Litigation funding is a financial arrangement between third-party funders and the party to a case in which the former provides funding to support the latter to pursue meritorious claims irrespective of financial constraints, and the latter agrees to pay a specific percentage of the settlement amount.
Although litigation funding is a billion-dollar industry, it is a comparatively new form of arrangement in the legal sector. This sector is not regulated in most states, and the courts of law have also favored the arrangement for its contribution to easy access to justice.
However, unlike other courts, the Chief Judge of Delaware, Colm F. Connolly, has passed a directive to regulate the litigation funding industry and held that the parties involved in litigation funding arrangements would have to disclose the terms and conditions of the contract.
In a recent development, the Delaware Chief Judge has summoned personal injury attorney Jimmy Chong, William P. Ramsey of Texas IP litigation firm Ramey LLP, Andrew Curfman of Ohio IP law firm Sand, Sebolt, and Wernow LPA to appear before the court, to investigate whether the parties involved in the concerned cases have disclosed the required information as mandated by the Delaware Chief Judge in its April judgment regarding the litigation funding arrangements.
The honorable Judge has ordered lawyers to disclose all documents, including contracts, term sheets, correspondence, emails, notes, and other agreements signed between the parties to obtain funding.
Other Funding Disclosures
In the court proceeding, a lawyer told the court that he represents clients Missed Call LLC and Safe IP LLC on a recourse basis; in this arrangement, the borrower is bound to repay the loan irrespective of the outcome of the case in the court. Similarly, Ramey LLP submitted details of non-recourse funding, which have to be repaid only if the case is decided in favor of the borrower.
After taking into consideration the submissions of both parties, Connolly expressed his apprehensions and stated that the plaintiffs had violated the court’s standing order on third-party litigation funding arrangements. In furtherance, the Delaware court will summon the clients of Chong, including Mellaconic IP LLC and Lamplight Licensing LLC, which have filed infringement of patents against Ingram Micro, ABB, and timesheet management companies Timeclock Plus LLC.
Reasons behind the litigation funding investigation in Delaware
Joshua Landau, patent counsel at the Computer and Communications Industry Association, believes that the respected Judge is invested in litigation funding because Plaintiff, who has entered into a financial arrangement with third-party funders, may behave differently in the court.
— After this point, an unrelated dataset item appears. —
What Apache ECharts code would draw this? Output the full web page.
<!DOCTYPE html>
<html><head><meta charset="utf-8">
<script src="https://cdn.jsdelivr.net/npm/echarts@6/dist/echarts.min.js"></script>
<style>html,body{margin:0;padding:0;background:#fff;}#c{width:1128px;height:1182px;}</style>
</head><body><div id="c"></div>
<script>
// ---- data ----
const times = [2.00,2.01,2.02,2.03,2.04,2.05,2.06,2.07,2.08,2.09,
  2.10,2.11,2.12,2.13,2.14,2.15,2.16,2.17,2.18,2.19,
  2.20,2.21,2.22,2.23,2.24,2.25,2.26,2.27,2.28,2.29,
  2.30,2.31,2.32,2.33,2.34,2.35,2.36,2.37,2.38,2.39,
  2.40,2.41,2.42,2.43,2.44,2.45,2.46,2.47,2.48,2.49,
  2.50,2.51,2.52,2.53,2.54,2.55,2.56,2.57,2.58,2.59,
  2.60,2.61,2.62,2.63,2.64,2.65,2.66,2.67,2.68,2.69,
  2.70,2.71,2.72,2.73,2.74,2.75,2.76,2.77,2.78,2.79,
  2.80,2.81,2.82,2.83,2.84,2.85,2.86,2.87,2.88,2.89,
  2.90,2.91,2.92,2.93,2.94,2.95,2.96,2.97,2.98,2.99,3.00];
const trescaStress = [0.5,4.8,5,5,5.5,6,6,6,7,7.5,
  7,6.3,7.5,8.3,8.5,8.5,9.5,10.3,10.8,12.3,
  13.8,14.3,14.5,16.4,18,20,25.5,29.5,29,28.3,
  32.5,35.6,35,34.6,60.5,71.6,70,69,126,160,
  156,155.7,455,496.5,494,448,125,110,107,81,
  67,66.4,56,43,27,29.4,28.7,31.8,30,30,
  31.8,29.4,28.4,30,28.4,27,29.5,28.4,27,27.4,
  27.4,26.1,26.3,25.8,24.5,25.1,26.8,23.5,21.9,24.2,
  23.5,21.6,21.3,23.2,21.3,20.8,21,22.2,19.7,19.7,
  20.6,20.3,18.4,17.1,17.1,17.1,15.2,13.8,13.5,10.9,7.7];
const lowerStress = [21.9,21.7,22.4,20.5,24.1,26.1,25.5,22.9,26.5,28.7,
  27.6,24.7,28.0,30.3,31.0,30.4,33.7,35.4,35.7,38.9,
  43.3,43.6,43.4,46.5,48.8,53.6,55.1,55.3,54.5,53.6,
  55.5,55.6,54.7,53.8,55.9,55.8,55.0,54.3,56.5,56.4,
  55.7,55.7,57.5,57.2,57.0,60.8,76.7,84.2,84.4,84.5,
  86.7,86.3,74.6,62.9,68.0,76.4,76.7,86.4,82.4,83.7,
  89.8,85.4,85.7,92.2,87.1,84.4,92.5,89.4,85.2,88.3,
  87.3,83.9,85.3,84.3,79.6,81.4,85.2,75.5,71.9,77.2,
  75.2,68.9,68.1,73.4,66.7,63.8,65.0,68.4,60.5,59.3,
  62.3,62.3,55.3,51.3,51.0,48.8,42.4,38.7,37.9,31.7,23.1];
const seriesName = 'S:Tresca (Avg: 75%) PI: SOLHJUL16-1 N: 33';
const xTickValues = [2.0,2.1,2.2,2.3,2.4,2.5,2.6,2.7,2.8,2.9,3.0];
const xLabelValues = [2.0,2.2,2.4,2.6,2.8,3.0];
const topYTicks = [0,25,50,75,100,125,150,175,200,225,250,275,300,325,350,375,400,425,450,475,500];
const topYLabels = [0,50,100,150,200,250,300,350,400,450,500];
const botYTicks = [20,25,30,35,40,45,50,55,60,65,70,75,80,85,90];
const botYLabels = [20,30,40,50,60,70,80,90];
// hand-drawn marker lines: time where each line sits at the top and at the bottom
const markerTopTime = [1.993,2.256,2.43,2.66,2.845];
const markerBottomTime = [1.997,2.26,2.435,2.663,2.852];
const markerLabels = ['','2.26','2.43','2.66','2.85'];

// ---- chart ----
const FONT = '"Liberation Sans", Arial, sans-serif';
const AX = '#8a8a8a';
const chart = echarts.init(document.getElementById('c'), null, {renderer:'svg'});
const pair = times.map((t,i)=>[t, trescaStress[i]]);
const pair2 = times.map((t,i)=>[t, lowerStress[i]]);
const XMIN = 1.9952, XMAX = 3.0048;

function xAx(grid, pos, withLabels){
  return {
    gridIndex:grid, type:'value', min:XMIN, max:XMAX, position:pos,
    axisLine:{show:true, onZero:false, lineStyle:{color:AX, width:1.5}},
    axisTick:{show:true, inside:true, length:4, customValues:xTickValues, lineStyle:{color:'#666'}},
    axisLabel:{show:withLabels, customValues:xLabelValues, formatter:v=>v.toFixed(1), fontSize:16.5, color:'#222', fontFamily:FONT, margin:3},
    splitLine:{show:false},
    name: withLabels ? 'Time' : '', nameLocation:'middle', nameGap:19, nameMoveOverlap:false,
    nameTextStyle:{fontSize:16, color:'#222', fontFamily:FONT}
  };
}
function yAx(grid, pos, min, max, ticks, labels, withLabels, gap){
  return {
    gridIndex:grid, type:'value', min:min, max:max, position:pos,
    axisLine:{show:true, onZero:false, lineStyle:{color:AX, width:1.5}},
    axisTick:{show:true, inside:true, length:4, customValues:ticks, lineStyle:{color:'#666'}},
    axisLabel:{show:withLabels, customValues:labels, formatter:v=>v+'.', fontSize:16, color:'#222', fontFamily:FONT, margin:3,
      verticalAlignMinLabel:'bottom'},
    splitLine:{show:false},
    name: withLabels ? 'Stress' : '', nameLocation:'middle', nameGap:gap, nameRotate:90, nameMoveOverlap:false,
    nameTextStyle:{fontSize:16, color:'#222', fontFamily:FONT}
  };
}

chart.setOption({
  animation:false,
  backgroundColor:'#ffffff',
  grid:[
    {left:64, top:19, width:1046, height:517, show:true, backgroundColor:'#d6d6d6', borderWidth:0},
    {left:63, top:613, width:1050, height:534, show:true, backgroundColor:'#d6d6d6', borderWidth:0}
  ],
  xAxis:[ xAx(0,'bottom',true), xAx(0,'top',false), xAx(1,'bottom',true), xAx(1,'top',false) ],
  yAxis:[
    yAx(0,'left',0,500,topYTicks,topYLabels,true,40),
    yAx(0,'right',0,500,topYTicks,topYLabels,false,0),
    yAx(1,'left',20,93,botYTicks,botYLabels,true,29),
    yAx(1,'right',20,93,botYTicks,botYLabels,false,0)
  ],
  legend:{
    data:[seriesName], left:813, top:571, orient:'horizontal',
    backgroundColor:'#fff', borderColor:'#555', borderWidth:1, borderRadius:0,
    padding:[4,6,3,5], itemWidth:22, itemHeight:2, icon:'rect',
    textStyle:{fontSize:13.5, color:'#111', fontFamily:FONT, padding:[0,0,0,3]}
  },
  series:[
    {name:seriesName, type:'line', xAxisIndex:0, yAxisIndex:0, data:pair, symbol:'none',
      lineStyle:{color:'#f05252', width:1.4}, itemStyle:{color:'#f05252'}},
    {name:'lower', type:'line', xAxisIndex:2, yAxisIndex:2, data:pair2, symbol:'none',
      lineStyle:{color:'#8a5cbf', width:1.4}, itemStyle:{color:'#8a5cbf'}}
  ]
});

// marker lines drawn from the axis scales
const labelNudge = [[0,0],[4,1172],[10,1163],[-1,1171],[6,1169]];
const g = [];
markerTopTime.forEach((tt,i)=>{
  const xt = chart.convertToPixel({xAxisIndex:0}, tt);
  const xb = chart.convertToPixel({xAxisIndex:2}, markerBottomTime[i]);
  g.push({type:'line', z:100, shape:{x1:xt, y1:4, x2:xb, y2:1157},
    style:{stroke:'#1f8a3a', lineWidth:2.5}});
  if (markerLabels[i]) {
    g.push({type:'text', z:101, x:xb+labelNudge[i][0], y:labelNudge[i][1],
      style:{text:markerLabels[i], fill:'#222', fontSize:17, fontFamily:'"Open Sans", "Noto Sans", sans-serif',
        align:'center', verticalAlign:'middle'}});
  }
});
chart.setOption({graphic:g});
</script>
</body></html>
However, it has not been witnessed that third-party lenders undue influence the plaintiff and make substantial decisions regarding the case, and the plaintiff has to abide by the dictates of these companies as they receive funding from the same. Funding companies have no interest in telling law firms how to do their job due to the high risks of losing the case and not getting paid.
Delaware is one of the few states that mandated the disclosure of funding arrangements. Along with Delaware, the Northern District of California, and the District of New Jersey, have also mandated the disclosure of financial arrangements between relevant parties and litigation funding companies.
But in most cases, such as in a patent case, East Texas Judge Rodney Gilstrap was presented with the request for disclosure, but the respected Judge refused to allow the discovery into litigation funding arrangement and declared it irrelevant to the case.
It is hoped that the court of law will adopt a practical approach and recognize the important contribution of litigation finance for ensuring easy access to justice.